The government will have to clear the apex court's doubt whether its plea, demanding revision of the court's March 29 interim order, which suspended the operation of the other backward classes - quota law for admissions, is worth hearing at all.

Fixing April 23 to hear the plea, a bench of Justices Arijit Pasayat and L.S. Panta had Wednesday asked the government's counsel to first satisfy the court of the maintainability of its petition.

According to legal experts, the government has tied itself into knots on more than one count.

To begin with, it has approached the court with a plea that it chooses to term as a 'clarification or modification application' but which the apex court bench prima facie has found to be a 'revision petition'.

Experts and law ministry sources pointed out that a revision petition could be filed only to challenge the court's final order and not an interim order, which is what the March 29 order is.

While delivering the interim order, the bench had slated the quota matter for final hearing in August, only after which it would be delivering its final verdict on the issue.

A review petition can be filed only to challenge a final verdict in case, in the petitioner's view, the court has faulted on the points of law or has not deliberated upon all the prayers of the original petition.

A clarification petition, on the other hand, is filed to seek explanation of some part of the court order, which might appear ambiguous to the petitioner.

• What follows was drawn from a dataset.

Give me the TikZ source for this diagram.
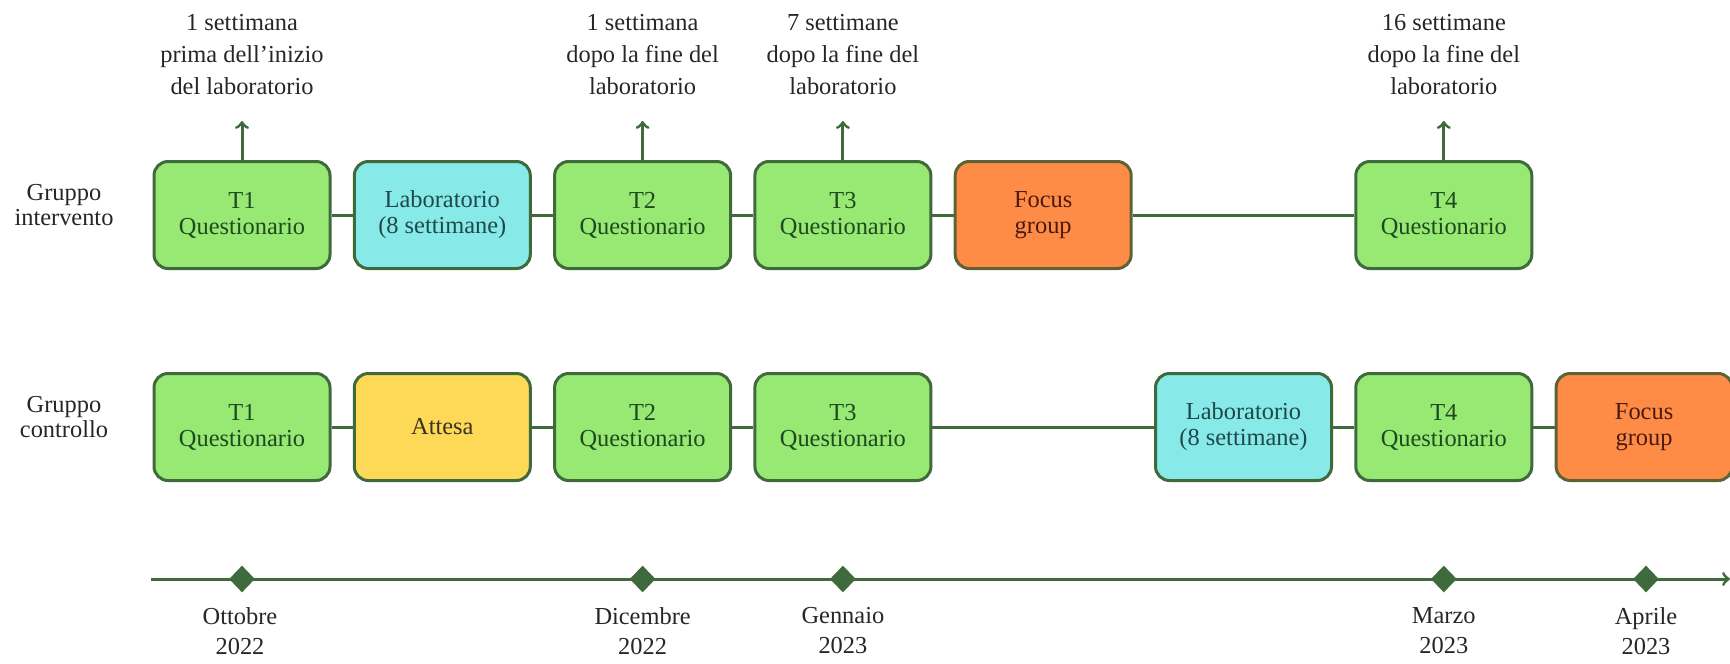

The government last week approached the court with its application, with a lame excuse saying it wanted to clarify if the court's order to it to suspend the quota law was of advisory nature or binding to it.

Upset by this plea, Justice Pasayat even took a dig at Solicitor General G.E. Vahanvati, saying he stopped giving advises since he became a judge.

In legal parlance, an advice is given by a lawyer and not by a judge.

The bench specifically told him that 'the government's petition prima facie appears to be a revision petition' in the garb of a clarification petition.

The bench told him to first satisfy it that it was not a review petition, but one merely seeking clarification and modification of the March 29 interim order suspending quotas for OBC students.

The government has also complicated the matter by swearing by the nine-judge bench ruling of the apex court in Indira Sawhney case on implementation of Mandal Commission's recommendations for quota in state jobs to OBC candidates.

In its petition, the government has contended that the nine-judge bench ruling, which approved the provision of quota for OBC candidates in state jobs, would also be applicable to the quota for admissions in higher educational institutions.

It has also contended that by approving the Mandal Commission's recommendations for 27 percent quota for OBCs in state jobs, which was primarily based on the results of 1931 census, the nine-judge bench also approved the 27 percent figure as the OBC population in the country.

But the experts pointed out that the government has ignored that the nine-judge bench ruling had also introduced the concept of 'creamy layer' among the OBC population and had barred them from deriving the benefits of reservation in state jobs.

That creates a contradiction when the government insists on providing caste-based reservation in educational institutions even to the 'creamy layer' among OBCs.